Had it not been for a malfunctioning detonator, nearly 300 people traveling on a Christmas Day flight might have perished. Only the faulty device, along with some fast-acting passengers, prevented a disaster.
But the detonator was not the only malfunction in this near-catastrophe. Government also broke down. The suspect, Umar Farouk Abdulmutallab, has been on a watch list for the last two years. That list contains names of people known to have extremist links.
British press reports say Abdulmutallab has been on MI5's radar but was deemed insufficiently threatening to warrant surveillance. Still, he was barred from returning to Britain earlier this year, according to the London Times.
I was once on a watch list because my name is similar to that of someone wanted by the law. It is inconceivable that someone with a real terrorism profile could get on a plane bound for the United States with explosives strapped to his body and not be detected. When I was on a list, my identification was taken into a back room where calls were made to determine I was not the one they were looking for. Sometimes a series of S's would be stamped on my boarding pass.
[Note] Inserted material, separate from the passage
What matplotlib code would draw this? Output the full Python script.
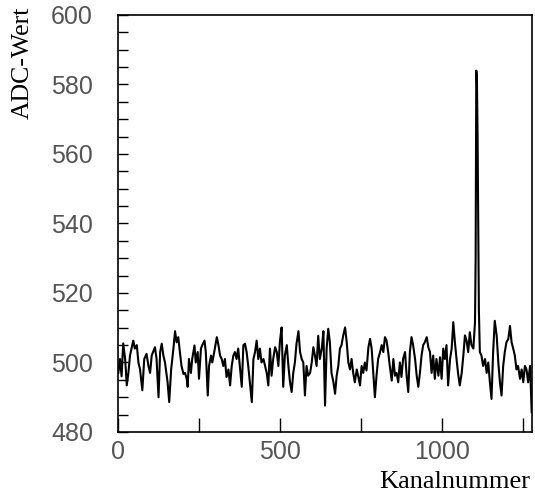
import matplotlib
matplotlib.use('Agg')
import matplotlib.pyplot as plt
from matplotlib.ticker import MultipleLocator

kanal = [1, 6, 11, 16, 22, 27, 32, 37, 47, 52, 58, 63, 68, 75, 81, 88, 94, 99, 104, 114,
         119, 125, 130, 135, 140, 145, 153, 158, 164, 171, 176, 181, 186, 191, 196, 202,
         207, 212, 215, 219, 225, 229, 236, 240, 246, 250, 256, 260, 267, 271, 277, 281,
         287, 291, 297, 305, 310, 315, 320, 325, 330, 335, 341, 346, 351, 356, 361, 366,
         371, 377, 382, 387, 392, 397, 402, 407, 413, 418,
         423, 428, 433, 438, 443, 449, 454, 459, 464, 469, 474, 479, 485, 490, 495, 500,
         505, 510, 515, 521, 526, 531, 536, 541, 546, 551, 557, 562, 567, 572, 577, 582,
         587, 593, 598, 603, 608, 613, 618, 623, 629, 634,
         639, 644, 649, 654, 659, 665, 670, 675, 680, 685, 690, 695, 701, 706, 711, 716,
         721, 726, 731, 737, 742, 747, 752, 757, 762, 767, 773, 778, 783, 788, 793, 798,
         803, 809, 814, 819, 824, 829, 834, 839, 845, 850, 855,
         860, 865, 870, 875, 880, 886, 891, 896, 901, 906, 911, 917, 922, 927, 932, 937,
         942, 947, 953, 958, 963, 968, 973, 978, 983, 989, 994, 999, 1004, 1009, 1014,
         1019, 1025, 1030, 1035, 1040, 1045, 1050, 1055,
         1061, 1066, 1071, 1076, 1081, 1086, 1091, 1097, 1102,
         1104, 1106, 1107, 1108, 1110, 1112, 1114,
         1117, 1122, 1127, 1133, 1138, 1143, 1148, 1153, 1158, 1163, 1169, 1174, 1179,
         1184, 1189, 1194, 1199, 1205, 1210, 1215, 1220, 1225, 1230, 1235, 1241, 1246,
         1251, 1256, 1261, 1266, 1272, 1277]

adc = [497, 501, 496, 505.5, 501, 493.4, 497, 502, 506.3, 504, 505, 500, 498, 492, 501,
       502.5, 499, 497, 502, 504.4, 501, 490, 503, 505.4, 502, 500, 494.3, 488.6, 498, 504,
       509, 505.8, 507.3, 503, 499, 496.7,
       497, 495.3, 493, 501, 497, 501, 504.9, 500, 503, 495.3, 504, 505, 506.3, 503, 490.5,
       499, 502, 500, 503, 507.3, 505, 502, 501, 499, 501, 495.8, 498, 493.4, 499, 502,
       503, 501, 504, 498, 493, 505, 505.4, 503, 499, 494.3, 488.6, 501,
       503, 506.3, 501, 504, 500, 501, 499, 497, 493.4, 504, 496.2, 501, 504.4, 503, 499,
       506.3, 510.1, 493, 502, 505, 499, 494.3, 491.5, 497, 500, 505.4, 509, 503, 501,
       500, 490.5, 499, 496.2, 497, 500, 504.4, 502, 499, 507.7, 501, 504, 509,
       487.6, 504, 509.7, 505.8, 497, 494.3, 491, 496.2, 499, 504, 505, 507.7, 510.1,
       505.8, 500, 498, 501, 497, 494.3, 498, 495.8, 493.4, 499, 497, 500, 497.7, 504.4,
       506.8, 504, 497, 490, 496.2, 501, 503, 505, 503, 507.3, 506.3, 503, 499, 494.8,
       501, 496.2,
       497, 494.3, 500, 495.8, 501, 503, 496.2, 491.5, 503, 507.3, 505, 501, 496.2, 493,
       497, 502, 505, 505.8, 507.3, 504.4, 503, 497, 502, 495.3, 501, 496.2, 501.5, 495.3,
       504, 501, 505, 493.4, 501, 504, 511.6, 505.8, 501, 496.7, 493.4,
       497, 502, 507.8, 506.3, 503, 508.7, 505, 504, 511.6,
       530, 584, 583, 581, 565, 540, 515,
       503, 502, 499, 501, 497, 500, 494.3, 489.5, 503, 512, 507.7, 500, 494.3, 490.5,
       499, 503, 505.8, 506.8, 510.5, 505.8, 504, 502, 498, 499, 495.3, 498, 494.3, 499,
       498, 494.3, 499, 485.7]

fig = plt.figure(figsize=(5.35, 4.95), dpi=100)
ax = fig.add_axes([0.2206, 0.1273, 0.7738, 0.8424])

ax.plot(kanal, adc, color='black', linewidth=1.5)

ax.set_xlim(0, 1278)
ax.set_ylim(480, 600)

ax.xaxis.set_major_locator(MultipleLocator(500))
ax.xaxis.set_minor_locator(MultipleLocator(250))
ax.yaxis.set_major_locator(MultipleLocator(20))
ax.yaxis.set_minor_locator(MultipleLocator(5))

ax.tick_params(axis='both', which='both', direction='in', top=False, right=False,
               width=1.0, colors='black', labelcolor='#555555', labelsize=18)
ax.tick_params(axis='x', which='both', length=10, pad=6)
ax.tick_params(axis='y', which='both', length=7, pad=18)
for lab in ax.get_xticklabels() + ax.get_yticklabels():
    lab.set_fontfamily('Liberation Sans')

for sp in ax.spines.values():
    sp.set_linewidth(1.2)

# axis titles (ROOT style, placed at the ends of the axes)
fig.text(0.9907, 0.0141, 'Kanalnummer', ha='right', va='baseline',
         fontsize=19, family='Liberation Serif')
fig.text(0.042, 0.9859, 'ADC-Wert', ha='center', va='top', rotation=90,
         fontsize=18.5, family='Liberation Serif')

plt.savefig('out.png', dpi=100)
This did not qualify me for a free drink or an upgrade, but an intimate pat-down, along with a complete search of my carry-on bag. I had to turn on my laptop computer to prove it was not an explosive device.
How did Abdulmutallab, whose father had recently warned State Department officials about his son's radical beliefs and extremist connections, get on a plane bound for Detroit? What good is it to report suspicious behavior, as the Department of Homeland Security repeatedly urges us to do, if those reports are not taken more seriously?
Did America's reluctance to profile contribute to this latest near-disaster? That question should be among many asked at a congressional hearing.
Abdulmutallab is said to have traveled to the failed state of Yemen, where he acquired his explosive device and received training for the attack he nearly pulled off. The Obama administration is sending several Guantanamo detainees to Yemen. This is the equivalent of the Coolidge administration sending New York Mafia members to Chicago for re-education during the Roaring Twenties.